Delicately raving: Nicolas Jaar live in London
For the first 40 minutes of this, his second night in a row in front of a beyond sold out crowd at London's Heaven, Nicolas Jaar doesn't play a single beat.
This isn't necessarily a criticism; the lad is a master of ambience as much as percussion, and it's a side of his work I wish, if anything, he'd indulge more. But I get the feeling that tonight (7 December), at least at the start, I'm alone in that desire.
As soon as anything resembling a rhythm pokes its head above the parapet of sonic fog, the good folks present lose their shit - somewhat inappropriately too, as the beats are often fleeting, fluttering things that fade out as quickly as they fade in, which often leaves over excited revelers looking a bit stoopid. Fair enough though, hey; this is a crowd that just want to let Jaar know how much they love him, which is quite a difficult thing to do when he insists on playing them such restrained music.
In these moments stood bathed in very beautiful sound and very pretty lights, I find myself not wishing death upon everyone around me, but certainly wishing that they hadn't been born – or, at least, had chosen a different evening's entertainment. Jaar makes some excellent music that you and your mates and even a few hundred strangers can totally lose your collective shit to, and when he plays that kinda thing, such a reaction is entirely appropriate. Everyone is suddenly a bezzie. But what struck me most about listening to his frequent ambient passages was how much I wanted nobody else there at all.

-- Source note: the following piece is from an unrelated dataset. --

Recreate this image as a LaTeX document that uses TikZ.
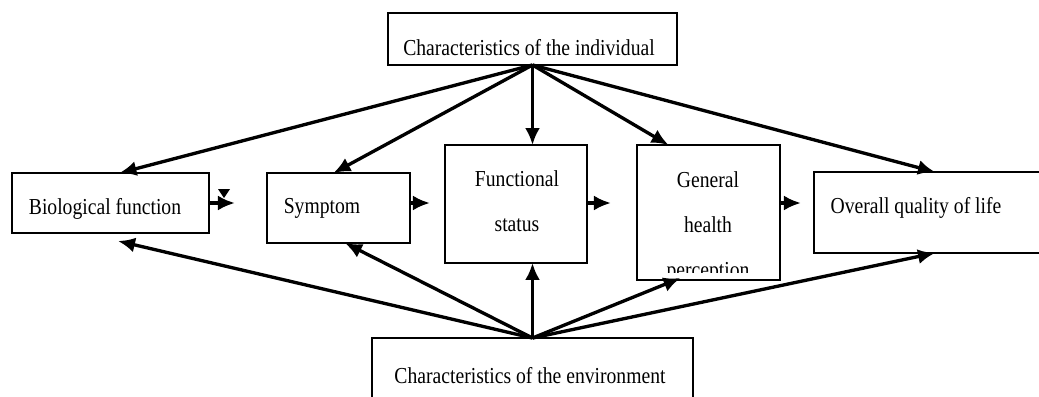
\documentclass[tikz,border=0pt]{standalone}
\usepackage{fontspec}
\setmainfont{Liberation Serif}[FakeStretch=0.86]
\usetikzlibrary{arrows.meta,positioning}

\begin{document}
\begin{tikzpicture}[x=0.02cm,y=-0.02cm,
    box/.style={draw,line width=1.1pt,inner sep=0pt,outer sep=0pt},
    txt/.style={anchor=base,inner sep=0pt,font=\fontsize{13}{15}\selectfont},
    arr/.style={line width=1.9pt,-{Latex[length=0.34cm,width=0.3cm]}}]
            % frame
            \useasboundingbox (0,0) rectangle (1039,396);
            \clip (0,0) rectangle (1039,396);
            % Boxes
            \node[box,minimum width=5.78cm,minimum height=1.04cm] (indiv) at (532.5,39) {};
            \node[box,minimum width=3.94cm,minimum height=1.2cm] (bio) at (110.5,203) {};
            \node[box,minimum width=2.86cm,minimum height=1.4cm] (symp) at (338.5,208) {};
            \node[box,minimum width=2.84cm,minimum height=2.36cm] (func) at (516,204) {};
            \node[box,minimum width=2.86cm,minimum height=2.7cm] (gen) at (708.5,212.5) {};
            \node[box,minimum width=4.72cm,minimum height=1.62cm] (over) at (932,212.5) {};
            \node[box,minimum width=6.42cm,minimum height=1.44cm] (env) at (532.5,374) {};
            % Texts
            \node[txt] (indivtxt) at (529,55) {Characteristics of the individual};
            \node[txt] (biotxt) at (105,214) {Biological function};
            \node[txt] (symptxt) at (322,213) {Symptom};
            \node[txt] (functxta) at (517,186) {Functional};
            \node[txt] (functxtb) at (517,231) {status};
            \node[txt] (gentxta) at (708,187) {General};
            \node[txt] (gentxtb) at (708,232) {health};
            \begin{scope}
                \clip (637,145) rectangle (780,272);
                \node[txt] (gentxtc) at (708,277) {perception};
            \end{scope}
            \node[txt] (overtxt) at (916,213) {Overall quality of life};
            \node[txt] (envtxt) at (530,383) {Characteristics of the environment};
            % Main chain
            \draw[arr] (bio.east |- 0,203) -- ++(26,0);
            \fill (218,189) -- (230,189) -- (224,198) -- cycle;
            \draw[arr] (symp.east |- 0,203) -- ++(20,0);
            \draw[arr] (func.east |- 0,203) -- ++(24,0);
            \draw[arr] (gen.east |- 0,203) -- ++(21,0);
            % From the individual
            \draw[arr] (indiv.south) -- ([xshift=0.18cm]bio.north);
            \draw[arr] (indiv.south) -- ([xshift=-0.1cm]symp.north);
            \draw[arr] (indiv.south) -- (indiv.south |- func.north);
            \draw[arr] (indiv.south) -- ([xshift=-0.8cm]gen.north);
            \draw[arr] (indiv.south) -- ([xshift=0.06cm]over.north);
            % From the environment
            \draw[arr] (env.north) -- ([xshift=0.15cm,yshift=-0.16cm]bio.south);
            \draw[arr] (env.north) -- ([xshift=0.13cm]symp.south);
            \draw[arr] (env.north) -- (env.north |- func.south);
            \draw[arr] (env.north) -- ([xshift=-0.56cm,yshift=0.04cm]gen.south);
            \draw[arr] (env.north) -- ([xshift=0.06cm]over.south);
\end{tikzpicture}
\end{document}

Until tonight I don't think I'd ever listened to Nicolas Jaar's music in the presence of more than one or two other people. My relationship with it was really pretty personal in a way a live show was never going to be, and it was foolish to have hoped to replicate. In retrospect I didn't even really need to be in the same room as Jaar to feel this connection with the more delicate side of his work – let's face it, ambient electronic laptop sets are hardly the biggest performance spectacle, no matter how pretty the lighting. A packed out Heaven just isn't the place to enjoy subtlety, and Nicolas Jaar's work has a lot of fucking subtlety, let me tell you.

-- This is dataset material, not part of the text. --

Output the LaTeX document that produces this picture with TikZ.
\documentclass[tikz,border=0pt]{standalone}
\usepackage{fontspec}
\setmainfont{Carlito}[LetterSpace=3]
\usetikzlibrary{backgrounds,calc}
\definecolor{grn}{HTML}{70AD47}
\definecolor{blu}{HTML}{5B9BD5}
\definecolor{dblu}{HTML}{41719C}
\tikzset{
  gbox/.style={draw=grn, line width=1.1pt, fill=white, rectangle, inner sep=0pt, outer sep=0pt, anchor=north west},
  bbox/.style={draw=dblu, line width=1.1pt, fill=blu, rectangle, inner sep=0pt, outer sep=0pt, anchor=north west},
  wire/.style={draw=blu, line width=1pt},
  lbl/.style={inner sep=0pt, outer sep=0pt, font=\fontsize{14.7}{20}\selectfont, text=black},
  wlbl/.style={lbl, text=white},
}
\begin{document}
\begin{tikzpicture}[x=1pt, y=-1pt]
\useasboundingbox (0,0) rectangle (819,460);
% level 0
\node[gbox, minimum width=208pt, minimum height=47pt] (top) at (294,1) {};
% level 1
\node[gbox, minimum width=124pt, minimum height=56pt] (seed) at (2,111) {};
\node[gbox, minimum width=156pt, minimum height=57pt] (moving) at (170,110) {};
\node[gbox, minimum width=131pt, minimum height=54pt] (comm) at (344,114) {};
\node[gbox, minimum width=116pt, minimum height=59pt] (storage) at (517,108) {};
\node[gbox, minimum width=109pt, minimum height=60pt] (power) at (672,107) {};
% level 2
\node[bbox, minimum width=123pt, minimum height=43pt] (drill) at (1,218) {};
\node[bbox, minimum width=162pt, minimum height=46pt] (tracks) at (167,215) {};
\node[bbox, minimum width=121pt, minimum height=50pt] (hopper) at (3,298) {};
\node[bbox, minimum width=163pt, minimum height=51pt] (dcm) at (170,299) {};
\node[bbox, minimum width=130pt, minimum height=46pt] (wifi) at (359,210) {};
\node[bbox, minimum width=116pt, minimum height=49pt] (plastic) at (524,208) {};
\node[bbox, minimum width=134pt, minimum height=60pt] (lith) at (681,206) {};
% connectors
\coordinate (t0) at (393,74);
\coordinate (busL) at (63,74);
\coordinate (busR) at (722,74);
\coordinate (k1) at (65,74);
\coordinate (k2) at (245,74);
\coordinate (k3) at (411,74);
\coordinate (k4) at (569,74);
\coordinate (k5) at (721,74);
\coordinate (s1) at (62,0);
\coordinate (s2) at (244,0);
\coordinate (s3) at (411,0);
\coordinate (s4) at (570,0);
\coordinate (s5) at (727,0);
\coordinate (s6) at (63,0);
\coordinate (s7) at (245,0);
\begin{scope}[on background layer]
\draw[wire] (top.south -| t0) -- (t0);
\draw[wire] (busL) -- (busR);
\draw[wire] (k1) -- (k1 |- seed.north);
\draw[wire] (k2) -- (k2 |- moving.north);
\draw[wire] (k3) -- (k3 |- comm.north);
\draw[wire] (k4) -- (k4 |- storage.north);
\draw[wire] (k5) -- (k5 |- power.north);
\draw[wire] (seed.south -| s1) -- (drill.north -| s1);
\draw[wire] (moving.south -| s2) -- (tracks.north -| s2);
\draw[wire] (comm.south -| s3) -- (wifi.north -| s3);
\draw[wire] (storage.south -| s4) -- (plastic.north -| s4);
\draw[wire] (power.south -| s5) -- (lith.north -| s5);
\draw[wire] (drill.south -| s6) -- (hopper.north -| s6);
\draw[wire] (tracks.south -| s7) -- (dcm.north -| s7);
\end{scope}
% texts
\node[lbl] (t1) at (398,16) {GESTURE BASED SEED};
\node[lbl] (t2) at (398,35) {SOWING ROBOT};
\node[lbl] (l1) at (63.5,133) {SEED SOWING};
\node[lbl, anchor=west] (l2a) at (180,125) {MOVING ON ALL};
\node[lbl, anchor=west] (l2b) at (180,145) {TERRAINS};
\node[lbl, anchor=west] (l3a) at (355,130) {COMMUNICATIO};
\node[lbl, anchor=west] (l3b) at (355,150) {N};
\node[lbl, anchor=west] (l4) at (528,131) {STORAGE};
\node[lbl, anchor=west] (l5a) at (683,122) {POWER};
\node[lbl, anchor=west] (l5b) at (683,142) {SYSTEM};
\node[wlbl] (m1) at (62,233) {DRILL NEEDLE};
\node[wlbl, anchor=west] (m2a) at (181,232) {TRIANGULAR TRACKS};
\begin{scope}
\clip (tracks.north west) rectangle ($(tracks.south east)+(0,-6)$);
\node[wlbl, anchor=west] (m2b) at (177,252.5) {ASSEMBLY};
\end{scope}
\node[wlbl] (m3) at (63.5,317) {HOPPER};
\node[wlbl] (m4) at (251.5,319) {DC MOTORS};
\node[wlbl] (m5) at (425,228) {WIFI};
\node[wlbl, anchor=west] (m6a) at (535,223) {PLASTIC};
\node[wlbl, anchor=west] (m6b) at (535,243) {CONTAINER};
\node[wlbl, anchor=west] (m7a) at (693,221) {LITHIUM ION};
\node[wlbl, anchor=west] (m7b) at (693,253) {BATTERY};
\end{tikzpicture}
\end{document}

It dawns on me that the people stood nearby might be similarly annoyed by everyone else's presence; wishing we were elsewhere, or at least had brought a smaller bag that didn't make their journey back from the bar that more arduous, or were an inch or two shorter, or that everyone would just go the fuck home so they could close their eyes and sway back and forwards and think about bass. This bit of mental gymnastics - coupled with the way that the more eventful "Space Is Only Noise if You Can See" and "The Governor" connect so brilliantly with a mass crowd - calms my murderous feelings towards my fellow man and turns my thoughts instead to dancing with them. That's some clever setlist pacing right there.
Nicolas Jaar is brilliant, right, but he makes for a funny night out. I don't want his sets to be all bangers or all atmospheric drones because he's superb at both, and I want his live shows to reflect that. But I'm just not sure what the right environment to experience it is. If only they let you dance on the seats at the Barbican.